Rather than combining the two separate commands for Subject and Keywords, I tested with the MWG option and it also appeared to work as intended:

exiftool -sep ',' '-MWG:Keywords<${MWG:Keywords;my @a=split /,/,$val;$#a>7 and $#a=7;$_ = join ",",@a}' FILE

It appears that if one wishes to retain the first 8 keywords, then one has to use 7 as the value for the split, so always enter in a value of one less than what is required appears to be how the split works?

Thank you for your time!
Title: Re: Delete Subject/Keywords After N entries
Post by: StarGeek on February 24, 2020, 09:11:45 PM
Quote from: Stephen Marsh on February 24, 2020, 07:47:25 PM
I would have thought that I would need to have enclosed the first sep in quotes, however I didn't need to...

It depends upon what you use.  Some characters will have special meaning in the various types of command line and would act oddly without quotes.

QuoteAs the input delimiter is verified to be a comma, I don't understand why the suggestion is to use another delimiter such as qqq or ### etc?

Tags such as Keywords/Subject are not delimited by commas.
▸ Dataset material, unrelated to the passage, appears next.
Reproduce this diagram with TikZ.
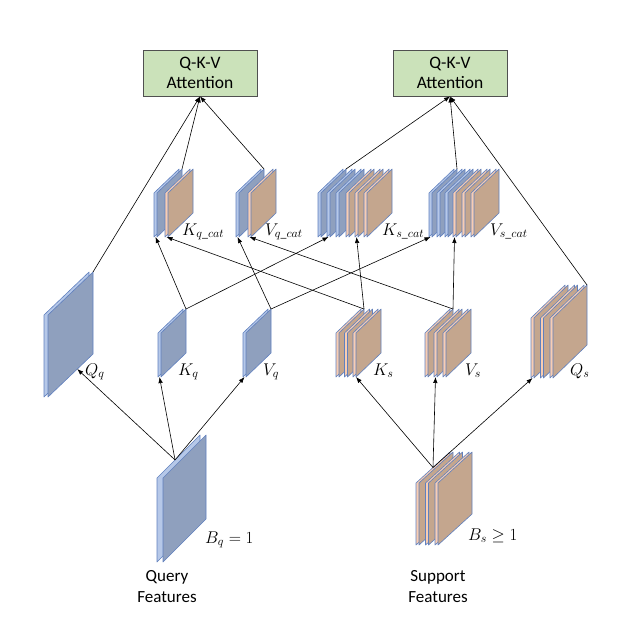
\RequirePackage{fix-cm}
\documentclass[tikz,border=0pt]{standalone}
\usepackage{amsmath, amssymb}
\usepackage{fontspec}
\setmainfont{Carlito}
\usepackage{tikz}
\usetikzlibrary{arrows.meta, positioning, calc}

\definecolor{blueface}{RGB}{143,160,190}
\definecolor{blueedge}{RGB}{182,200,232}
\definecolor{tanface}{RGB}{196,166,142}
\definecolor{tanedge}{RGB}{248,205,178}
\definecolor{slabline}{RGB}{96,128,190}
\definecolor{attfill}{RGB}{203,226,186}
\definecolor{attline}{RGB}{80,80,80}

\begin{document}
\begin{tikzpicture}[x=1pt, y=-1pt,
                pics/slab/.style n args={5}{code={
                    \draw[fill=#5edge, draw=slabline, line width=0.6pt, line join=round]
                        (0,0) -- (0,{-#2}) -- (#1,{-#2-#3}) -- (#1,{-#3}) -- cycle;
                    \draw[fill=#5face, draw=slabline, line width=0.6pt, line join=round]
                        (#4,0) -- (#4,{-#2}) -- ({#4+#1},{-#2-#3}) -- ({#4+#1},{-#3}) -- cycle;
                    \coordinate (-b) at ({#4/2},0);
                    \coordinate (-bl) at (#4,0);
                    \coordinate (-br) at ({#4+#1},{-#3});
                    \coordinate (-tr) at ({#4+#1},{-#2-#3});
                    \coordinate (-tl) at (0,{-#2});
                    \coordinate (-tb) at (#1,{-#2-#3});
                }},
                attn/.style={rectangle, draw=attline, fill=attfill, line width=0.8pt,
                    minimum width=114pt, minimum height=46pt, inner sep=0pt, align=center,
                    font=\fontsize{17.5}{20}\selectfont},
                lbl/.style={anchor=base west, inner sep=0pt, font=\fontsize{17}{20}\selectfont},
                feat/.style={align=center, inner sep=0pt, font=\fontsize{17}{21}\selectfont},
                conn/.style={-{Latex[length=6pt, width=4.5pt]}, line width=0.6pt}]
                \useasboundingbox (0,0) rectangle (629,619);

                \node[attn] (att1) at (200,73) {Q-K-V\\Attention};
                \node[attn] (att2) at (450,73) {Q-K-V\\Attention};

                \pic (Kqc1) at (154,237) {slab={25}{44}{24}{3}{blue}};
                \pic (Kqc2) at (165,237) {slab={25}{44}{24}{3}{tan}};
                \pic (Vqc1) at (236,237) {slab={25}{44}{24}{3}{blue}};
                \pic (Vqc2) at (248,237) {slab={25}{44}{24}{3}{tan}};
                \pic (Ksc1) at (318,237) {slab={25}{44}{24}{3}{blue}};
                \pic (Ksc2) at (327,237) {slab={25}{44}{24}{3}{blue}};
                \pic (Ksc3) at (336,237) {slab={25}{44}{24}{3}{blue}};
                \pic (Ksc4) at (346,237) {slab={25}{44}{24}{3}{tan}};
                \pic (Ksc5) at (355,237) {slab={25}{44}{24}{3}{tan}};
                \pic (Ksc6) at (364,237) {slab={25}{44}{24}{3}{tan}};
                \pic (Vsc1) at (429,237) {slab={25}{44}{24}{3}{blue}};
                \pic (Vsc2) at (437,237) {slab={25}{44}{24}{3}{blue}};
                \pic (Vsc3) at (445,237) {slab={25}{44}{24}{3}{blue}};
                \pic (Vsc4) at (453,237) {slab={25}{44}{24}{3}{tan}};
                \pic (Vsc5) at (462,237) {slab={25}{44}{24}{3}{tan}};
                \pic (Vsc6) at (471,237) {slab={25}{44}{24}{3}{tan}};

                \pic (Qq) at (44,397) {slab={45}{82}{43}{4}{blue}};
                \pic (Kq) at (158,377) {slab={25}{44}{24}{3}{blue}};
                \pic (Vq) at (243,377) {slab={25}{44}{24}{3}{blue}};
                \pic (Ks1) at (336,377) {slab={25}{44}{24}{3}{tan}};
                \pic (Ks2) at (344.5,377) {slab={25}{44}{24}{3}{tan}};
                \pic (Ks3) at (353,377) {slab={25}{44}{24}{3}{tan}};
                \pic (Vs1) at (425,377) {slab={25}{44}{24}{3}{tan}};
                \pic (Vs2) at (434,377) {slab={25}{44}{24}{3}{tan}};
                \pic (Vs3) at (443,377) {slab={25}{44}{24}{3}{tan}};
                \pic (Qs1) at (531,378) {slab={34}{60}{33}{3}{tan}};
                \pic (Qs2) at (540.5,378) {slab={34}{60}{33}{3}{tan}};
                \pic (Qs3) at (550,378) {slab={34}{60}{33}{3}{tan}};

                \pic (Bq) at (157,562) {slab={43}{84}{43}{6}{blue}};
                \pic (Bs1) at (416,545) {slab={34}{62}{31}{3}{tan}};
                \pic (Bs2) at (425.5,545) {slab={34}{62}{31}{3}{tan}};
                \pic (Bs3) at (435,545) {slab={34}{62}{31}{3}{tan}};

                \coordinate (qsrc) at ($(Bq-tl)!0.42!(Bq-tb)$);
                \coordinate (ssrc) at ($(Bs1-tl)!0.5!(Bs1-tb)$);
                \coordinate (Qq-in) at ($(Qq-bl)!0.65!(Qq-br)$);

                \draw[conn] (qsrc) -- (Qq-in);
                \draw[conn] (qsrc) -- (Kq-b);
                \draw[conn] (qsrc) -- (Vq-b);
                \draw[conn] (ssrc) -- (Ks3-bl);
                \draw[conn] (ssrc) -- (Vs2-b);
                \draw[conn] (ssrc) -- (Qs1-b);

                \draw[conn] (Kq-tr) -- (Kqc1-b);
                \draw[conn] (Kq-tr) -- (Ksc2-b);
                \draw[conn] (Vq-tr) -- (Vqc1-b);
                \draw[conn] (Vq-tr) -- (Vsc1-b);
                \draw[conn] (Ks1-tr) -- (Kqc2-b);
                \draw[conn] (Ks1-tr) -- (Ksc5-b);
                \draw[conn] (Vs1-tr) -- (Vqc2-b);
                \draw[conn] (Vs1-tr) -- (Vsc4-b);

                \draw[conn] (Qq-tr) -- (att1.south);
                \draw[conn] (Kqc1-tr) -- (att1.south);
                \draw[conn] (Vqc1-tr) -- (att1.south);
                \draw[conn] (Ksc1-tr) -- (att2.south);
                \draw[conn] (Vsc1-tr) -- (att2.south);
                \draw[conn] (Qs3-tr) -- (att2.south);

                \node[lbl] (lKqc) at (182,235) {$K_{q\_cat}$};
                \node[lbl] (lVqc) at (265,235) {$V_{q\_cat}$};
                \node[lbl] (lKsc) at (382,235) {$K_{s\_cat}$};
                \node[lbl] (lVsc) at (490,235) {$V_{s\_cat}$};
                \node[lbl] (lQq) at (85,375) {$Q_q$};
                \node[lbl] (lKq) at (178,375) {$K_q$};
                \node[lbl] (lVq) at (263,375) {$V_q$};
                \node[lbl] (lKs) at (373,375) {$K_s$};
                \node[lbl] (lVs) at (465,375) {$V_s$};
                \node[lbl] (lQs) at (570,375) {$Q_s$};
                \node[lbl] (lBq) at (205,543) {$B_q = 1$};
                \node[lbl] (lBs) at (468,540) {$B_s \geq 1$};

                \node[feat] (qfeat) at (167,587) {Query\\Features};
                \node[feat] (sfeat) at (438,587) {Support\\Features};
            \end{tikzpicture}
\end{document}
They are lists.  Each entry is completely separate from the others.  Exiftool, as well as many other programs, will display them as comma separated to make it easier to understand.

One reason not to use a comma would be if a comma was included in one of the keywords.  For example, if the keywords included names of people in the image in the LastName, FirstName format, using -sep "," would split the single keyword, say "Smith, John", into two separate keywords, "Smith" and "John".  The advantage of using an extremely unlikely sequence of characters means you don't have to worry about what data is embedded in the file.

Basically, using a comma is fine, as long as you are sure that there are no keywords that would be affected by using it.

QuoteIt appears that if one wishes to retain the first 8 keywords, then one has to use 7 as the value for the split, so always enter in a value of one less than what is required appears to be how the split works?

What split is doing is creating an array.  In most programming languages, arrays start at 0.  So 0-7 equals the first 8 keywords.
Title: Re: Delete Subject/Keywords After N entries
Post by: Stephen Marsh on February 24, 2020, 09:51:18 PM
Thank you for the reply StarGeek, it all makes sense!

I was under the impression that we had to check for the delimiter in use, however I can now see that in that other topic Phil was just trying to verify the data first.

<dc:subject>
            <rdf:Bag>
               <rdf:li>1</rdf:li>
               <rdf:li>2</rdf:li>
               <rdf:li>3</rdf:li>
               <rdf:li>4</rdf:li>
               <rdf:li>5</rdf:li>
               <rdf:li>six</rdf:li>
               <rdf:li>7</rdf:li>
               <rdf:li>eight</rdf:li>
            </rdf:Bag>
         </dc:subject>

Which ExifTool returns as:

[XMP-dc] Subject : 1, 2, 3, 4, 5, six, 7, eight

Which is just a "visual" - got it!

This now makes sense why any delimiter can be used in the code, as it is not "matching up" with anything in the file data.